**Extracted material:**
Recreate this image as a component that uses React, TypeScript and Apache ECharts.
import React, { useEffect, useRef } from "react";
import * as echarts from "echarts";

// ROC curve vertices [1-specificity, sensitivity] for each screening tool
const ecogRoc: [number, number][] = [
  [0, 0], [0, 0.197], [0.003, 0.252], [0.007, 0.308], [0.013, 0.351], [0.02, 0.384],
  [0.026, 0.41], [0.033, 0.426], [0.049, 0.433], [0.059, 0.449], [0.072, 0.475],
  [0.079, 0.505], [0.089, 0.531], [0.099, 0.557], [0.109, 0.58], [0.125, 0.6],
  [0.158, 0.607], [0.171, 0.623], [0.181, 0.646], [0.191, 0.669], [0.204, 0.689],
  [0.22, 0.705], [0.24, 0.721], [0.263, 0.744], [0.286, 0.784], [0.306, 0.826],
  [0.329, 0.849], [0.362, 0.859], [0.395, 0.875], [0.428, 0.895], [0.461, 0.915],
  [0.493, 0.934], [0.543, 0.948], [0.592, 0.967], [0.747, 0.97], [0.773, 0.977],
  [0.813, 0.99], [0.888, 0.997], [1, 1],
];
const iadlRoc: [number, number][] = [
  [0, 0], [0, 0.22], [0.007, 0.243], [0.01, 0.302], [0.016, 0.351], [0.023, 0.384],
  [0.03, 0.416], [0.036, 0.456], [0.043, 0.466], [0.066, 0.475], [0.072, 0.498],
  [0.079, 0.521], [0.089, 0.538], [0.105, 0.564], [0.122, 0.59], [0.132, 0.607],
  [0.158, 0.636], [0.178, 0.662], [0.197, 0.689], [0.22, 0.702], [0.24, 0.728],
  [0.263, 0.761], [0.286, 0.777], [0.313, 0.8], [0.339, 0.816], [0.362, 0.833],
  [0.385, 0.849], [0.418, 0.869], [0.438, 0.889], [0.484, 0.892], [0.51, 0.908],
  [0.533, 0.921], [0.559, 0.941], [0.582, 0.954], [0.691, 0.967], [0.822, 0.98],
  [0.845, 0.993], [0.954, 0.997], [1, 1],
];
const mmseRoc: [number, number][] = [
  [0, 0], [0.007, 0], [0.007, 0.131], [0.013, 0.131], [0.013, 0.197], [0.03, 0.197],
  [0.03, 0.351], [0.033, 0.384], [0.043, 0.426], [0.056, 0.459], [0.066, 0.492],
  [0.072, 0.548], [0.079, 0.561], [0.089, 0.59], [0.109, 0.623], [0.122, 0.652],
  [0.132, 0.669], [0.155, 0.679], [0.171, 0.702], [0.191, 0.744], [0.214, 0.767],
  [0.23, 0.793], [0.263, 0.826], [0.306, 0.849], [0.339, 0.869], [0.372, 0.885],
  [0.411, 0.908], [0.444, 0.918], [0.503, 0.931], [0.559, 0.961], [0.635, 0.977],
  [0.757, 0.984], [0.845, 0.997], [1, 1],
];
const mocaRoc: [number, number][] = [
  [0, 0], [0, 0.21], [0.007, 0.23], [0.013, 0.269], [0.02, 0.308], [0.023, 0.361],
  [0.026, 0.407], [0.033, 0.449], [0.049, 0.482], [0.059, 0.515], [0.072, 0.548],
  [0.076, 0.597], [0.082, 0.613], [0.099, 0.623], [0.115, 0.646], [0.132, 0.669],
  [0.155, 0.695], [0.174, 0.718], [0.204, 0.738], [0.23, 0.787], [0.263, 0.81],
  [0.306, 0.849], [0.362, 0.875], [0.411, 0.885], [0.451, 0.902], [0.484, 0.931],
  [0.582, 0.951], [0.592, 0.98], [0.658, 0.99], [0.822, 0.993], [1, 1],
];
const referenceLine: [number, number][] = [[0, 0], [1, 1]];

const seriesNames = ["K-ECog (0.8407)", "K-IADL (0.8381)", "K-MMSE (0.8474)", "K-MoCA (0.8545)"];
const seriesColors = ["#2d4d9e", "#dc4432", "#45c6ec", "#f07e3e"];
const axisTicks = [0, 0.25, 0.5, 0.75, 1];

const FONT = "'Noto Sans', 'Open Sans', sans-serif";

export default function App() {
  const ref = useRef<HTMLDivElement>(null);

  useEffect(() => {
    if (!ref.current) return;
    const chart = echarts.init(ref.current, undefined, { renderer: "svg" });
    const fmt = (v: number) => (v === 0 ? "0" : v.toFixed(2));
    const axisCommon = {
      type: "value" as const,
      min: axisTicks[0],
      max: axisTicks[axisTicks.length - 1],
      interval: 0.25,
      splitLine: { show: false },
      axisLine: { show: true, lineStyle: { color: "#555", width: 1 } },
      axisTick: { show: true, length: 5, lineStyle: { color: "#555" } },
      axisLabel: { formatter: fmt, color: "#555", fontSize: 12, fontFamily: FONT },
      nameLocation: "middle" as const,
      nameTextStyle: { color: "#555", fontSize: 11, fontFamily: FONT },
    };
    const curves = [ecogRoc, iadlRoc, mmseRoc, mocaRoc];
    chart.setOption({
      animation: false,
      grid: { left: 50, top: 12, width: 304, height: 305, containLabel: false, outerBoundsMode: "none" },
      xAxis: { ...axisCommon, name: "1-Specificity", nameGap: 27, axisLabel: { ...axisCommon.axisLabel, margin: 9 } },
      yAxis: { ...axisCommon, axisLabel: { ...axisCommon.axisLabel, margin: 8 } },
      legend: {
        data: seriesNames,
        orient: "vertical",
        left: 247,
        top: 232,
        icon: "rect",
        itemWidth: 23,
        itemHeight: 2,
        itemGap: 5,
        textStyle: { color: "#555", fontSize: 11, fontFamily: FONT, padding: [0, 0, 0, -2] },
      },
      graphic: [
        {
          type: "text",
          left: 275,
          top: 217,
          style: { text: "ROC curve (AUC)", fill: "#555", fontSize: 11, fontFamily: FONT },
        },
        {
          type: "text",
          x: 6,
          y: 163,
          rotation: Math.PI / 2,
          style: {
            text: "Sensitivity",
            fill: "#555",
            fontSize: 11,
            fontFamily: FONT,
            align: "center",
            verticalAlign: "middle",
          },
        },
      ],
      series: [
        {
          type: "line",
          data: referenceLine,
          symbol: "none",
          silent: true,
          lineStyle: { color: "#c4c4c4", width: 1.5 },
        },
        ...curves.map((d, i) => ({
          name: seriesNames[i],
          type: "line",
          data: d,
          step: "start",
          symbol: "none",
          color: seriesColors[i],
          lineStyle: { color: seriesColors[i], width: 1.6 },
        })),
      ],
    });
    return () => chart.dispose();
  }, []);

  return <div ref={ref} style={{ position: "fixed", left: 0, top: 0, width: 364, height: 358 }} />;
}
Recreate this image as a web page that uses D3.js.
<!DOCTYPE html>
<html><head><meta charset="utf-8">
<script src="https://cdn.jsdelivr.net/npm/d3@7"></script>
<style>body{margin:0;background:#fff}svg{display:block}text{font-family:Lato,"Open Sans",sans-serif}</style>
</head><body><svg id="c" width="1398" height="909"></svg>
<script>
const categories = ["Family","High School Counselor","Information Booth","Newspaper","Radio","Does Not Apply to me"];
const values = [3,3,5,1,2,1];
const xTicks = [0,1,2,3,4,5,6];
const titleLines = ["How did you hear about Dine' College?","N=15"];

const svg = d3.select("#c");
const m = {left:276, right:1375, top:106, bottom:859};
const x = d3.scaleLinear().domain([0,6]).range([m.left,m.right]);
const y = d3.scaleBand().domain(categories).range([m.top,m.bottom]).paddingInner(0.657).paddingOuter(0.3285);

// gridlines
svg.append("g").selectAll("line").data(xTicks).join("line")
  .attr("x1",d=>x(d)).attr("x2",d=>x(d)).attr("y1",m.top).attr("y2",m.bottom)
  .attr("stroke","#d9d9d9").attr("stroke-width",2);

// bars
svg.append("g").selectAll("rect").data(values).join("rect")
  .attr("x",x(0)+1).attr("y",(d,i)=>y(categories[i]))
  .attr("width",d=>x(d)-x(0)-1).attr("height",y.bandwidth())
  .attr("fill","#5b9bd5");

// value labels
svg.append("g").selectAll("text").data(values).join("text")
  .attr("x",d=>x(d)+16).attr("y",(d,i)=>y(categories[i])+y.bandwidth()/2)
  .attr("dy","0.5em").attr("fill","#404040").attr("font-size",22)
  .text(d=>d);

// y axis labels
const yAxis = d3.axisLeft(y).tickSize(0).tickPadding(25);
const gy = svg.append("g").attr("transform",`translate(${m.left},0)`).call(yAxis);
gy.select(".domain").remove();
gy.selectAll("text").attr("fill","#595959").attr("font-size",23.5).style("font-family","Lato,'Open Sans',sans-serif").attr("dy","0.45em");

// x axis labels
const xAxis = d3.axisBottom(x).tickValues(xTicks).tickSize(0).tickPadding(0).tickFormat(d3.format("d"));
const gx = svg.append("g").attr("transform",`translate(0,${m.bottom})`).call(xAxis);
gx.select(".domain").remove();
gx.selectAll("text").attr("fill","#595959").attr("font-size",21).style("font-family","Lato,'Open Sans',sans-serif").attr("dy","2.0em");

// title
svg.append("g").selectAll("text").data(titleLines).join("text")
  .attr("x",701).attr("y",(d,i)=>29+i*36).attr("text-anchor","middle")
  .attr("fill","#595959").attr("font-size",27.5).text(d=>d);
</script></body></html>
---
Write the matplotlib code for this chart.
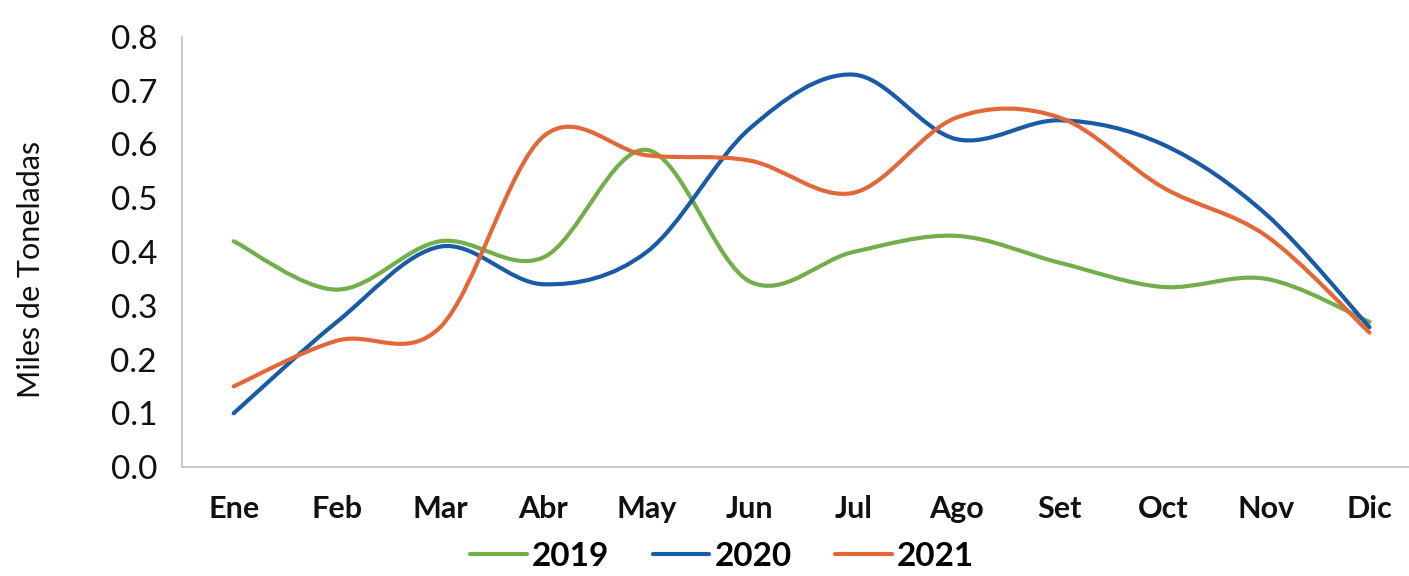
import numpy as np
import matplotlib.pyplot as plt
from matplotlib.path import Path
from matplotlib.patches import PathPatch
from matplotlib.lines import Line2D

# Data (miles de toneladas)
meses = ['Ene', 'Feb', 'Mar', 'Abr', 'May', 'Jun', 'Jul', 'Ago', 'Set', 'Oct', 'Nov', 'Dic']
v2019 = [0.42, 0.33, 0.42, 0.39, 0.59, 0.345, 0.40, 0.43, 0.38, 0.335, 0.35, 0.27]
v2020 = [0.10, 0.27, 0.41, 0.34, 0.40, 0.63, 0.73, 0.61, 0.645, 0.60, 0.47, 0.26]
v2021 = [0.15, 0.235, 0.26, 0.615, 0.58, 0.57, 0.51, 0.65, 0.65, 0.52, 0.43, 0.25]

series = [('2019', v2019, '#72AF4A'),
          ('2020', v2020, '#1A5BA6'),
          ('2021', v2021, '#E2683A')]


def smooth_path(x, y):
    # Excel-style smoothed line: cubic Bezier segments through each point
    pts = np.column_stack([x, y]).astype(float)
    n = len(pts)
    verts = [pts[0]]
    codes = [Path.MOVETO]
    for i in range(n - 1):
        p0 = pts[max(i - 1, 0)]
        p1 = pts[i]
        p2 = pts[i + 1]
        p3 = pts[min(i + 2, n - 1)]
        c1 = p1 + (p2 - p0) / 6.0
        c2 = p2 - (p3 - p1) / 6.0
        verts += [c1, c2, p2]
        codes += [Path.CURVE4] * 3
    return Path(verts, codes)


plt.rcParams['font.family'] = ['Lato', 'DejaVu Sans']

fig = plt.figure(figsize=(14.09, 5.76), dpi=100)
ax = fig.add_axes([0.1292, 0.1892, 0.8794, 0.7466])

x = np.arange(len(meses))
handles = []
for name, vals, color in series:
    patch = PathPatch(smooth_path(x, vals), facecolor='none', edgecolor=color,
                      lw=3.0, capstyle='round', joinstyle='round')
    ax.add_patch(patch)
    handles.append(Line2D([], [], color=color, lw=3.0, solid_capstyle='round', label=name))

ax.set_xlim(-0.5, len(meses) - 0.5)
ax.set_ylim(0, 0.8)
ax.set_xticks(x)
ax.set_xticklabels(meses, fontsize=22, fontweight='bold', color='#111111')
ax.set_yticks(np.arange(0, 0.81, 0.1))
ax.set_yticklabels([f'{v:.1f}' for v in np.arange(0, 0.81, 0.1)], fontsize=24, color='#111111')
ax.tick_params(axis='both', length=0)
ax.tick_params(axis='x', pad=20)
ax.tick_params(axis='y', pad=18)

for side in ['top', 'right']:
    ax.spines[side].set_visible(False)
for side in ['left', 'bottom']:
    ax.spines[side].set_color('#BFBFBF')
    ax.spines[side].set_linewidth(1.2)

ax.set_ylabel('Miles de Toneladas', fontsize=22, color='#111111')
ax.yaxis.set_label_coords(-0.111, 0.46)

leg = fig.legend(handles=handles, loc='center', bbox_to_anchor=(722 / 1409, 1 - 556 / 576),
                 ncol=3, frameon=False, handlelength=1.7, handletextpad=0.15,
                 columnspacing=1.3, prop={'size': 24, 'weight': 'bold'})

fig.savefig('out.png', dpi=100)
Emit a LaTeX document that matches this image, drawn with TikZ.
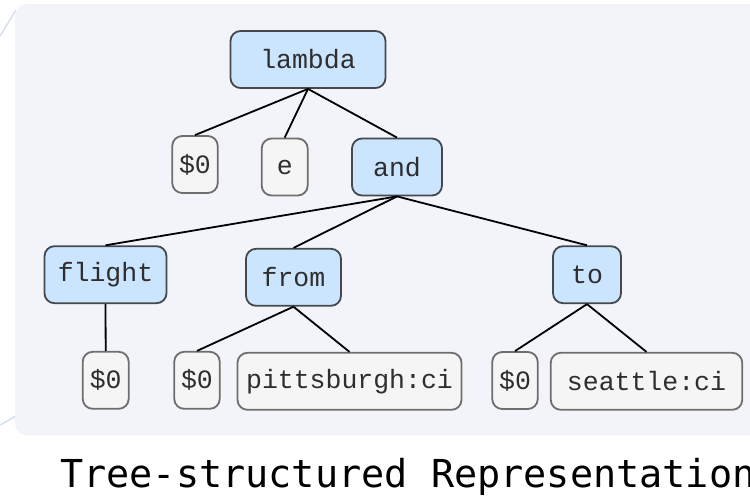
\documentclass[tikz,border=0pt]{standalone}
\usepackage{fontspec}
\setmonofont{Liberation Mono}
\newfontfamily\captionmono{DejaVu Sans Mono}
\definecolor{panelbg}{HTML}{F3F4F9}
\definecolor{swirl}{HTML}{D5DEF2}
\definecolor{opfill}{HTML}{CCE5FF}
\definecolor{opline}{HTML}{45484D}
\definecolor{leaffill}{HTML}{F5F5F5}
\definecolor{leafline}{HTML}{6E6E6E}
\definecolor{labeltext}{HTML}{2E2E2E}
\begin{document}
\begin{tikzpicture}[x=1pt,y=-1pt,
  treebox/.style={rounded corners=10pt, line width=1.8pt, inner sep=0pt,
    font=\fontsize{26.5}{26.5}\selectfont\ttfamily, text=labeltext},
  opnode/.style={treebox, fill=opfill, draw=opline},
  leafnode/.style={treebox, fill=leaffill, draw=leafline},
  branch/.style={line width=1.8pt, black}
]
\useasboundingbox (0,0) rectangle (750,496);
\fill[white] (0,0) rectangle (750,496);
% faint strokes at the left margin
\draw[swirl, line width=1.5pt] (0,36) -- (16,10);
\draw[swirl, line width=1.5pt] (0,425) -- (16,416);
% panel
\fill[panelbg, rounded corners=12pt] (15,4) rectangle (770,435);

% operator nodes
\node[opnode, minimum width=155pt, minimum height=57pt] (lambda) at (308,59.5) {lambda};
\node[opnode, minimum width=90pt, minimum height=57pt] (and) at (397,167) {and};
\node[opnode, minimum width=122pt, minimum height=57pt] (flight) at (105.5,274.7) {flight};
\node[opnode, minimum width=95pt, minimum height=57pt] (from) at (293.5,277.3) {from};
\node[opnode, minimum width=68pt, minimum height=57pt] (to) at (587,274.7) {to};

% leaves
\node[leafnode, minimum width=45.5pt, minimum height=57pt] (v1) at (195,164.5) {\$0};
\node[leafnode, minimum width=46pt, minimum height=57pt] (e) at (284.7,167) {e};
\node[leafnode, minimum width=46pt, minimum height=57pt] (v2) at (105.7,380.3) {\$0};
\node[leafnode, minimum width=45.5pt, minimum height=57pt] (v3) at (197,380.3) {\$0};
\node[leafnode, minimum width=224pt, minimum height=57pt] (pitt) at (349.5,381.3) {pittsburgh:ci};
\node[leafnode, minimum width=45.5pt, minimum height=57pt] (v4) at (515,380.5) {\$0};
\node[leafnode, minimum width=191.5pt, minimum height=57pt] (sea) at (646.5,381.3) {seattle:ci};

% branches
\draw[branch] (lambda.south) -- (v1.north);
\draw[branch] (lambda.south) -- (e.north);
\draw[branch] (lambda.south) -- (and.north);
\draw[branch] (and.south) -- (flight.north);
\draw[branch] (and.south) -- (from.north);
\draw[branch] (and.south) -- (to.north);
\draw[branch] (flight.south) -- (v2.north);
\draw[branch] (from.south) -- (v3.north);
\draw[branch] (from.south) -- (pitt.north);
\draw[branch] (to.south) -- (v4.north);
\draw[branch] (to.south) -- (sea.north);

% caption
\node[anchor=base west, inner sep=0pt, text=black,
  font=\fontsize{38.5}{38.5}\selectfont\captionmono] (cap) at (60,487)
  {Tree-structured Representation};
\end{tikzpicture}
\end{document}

**Work instructions:**
Keep both end lines and retype everything in the records above from the line containing "Recreate this image as a component" through the line containing "import * as", exactly, with nothing else.

**Problem solution:**
Recreate this image as a component that uses React, TypeScript and Apache ECharts.
import React, { useEffect, useRef } from "react";
import * as echarts from "echarts";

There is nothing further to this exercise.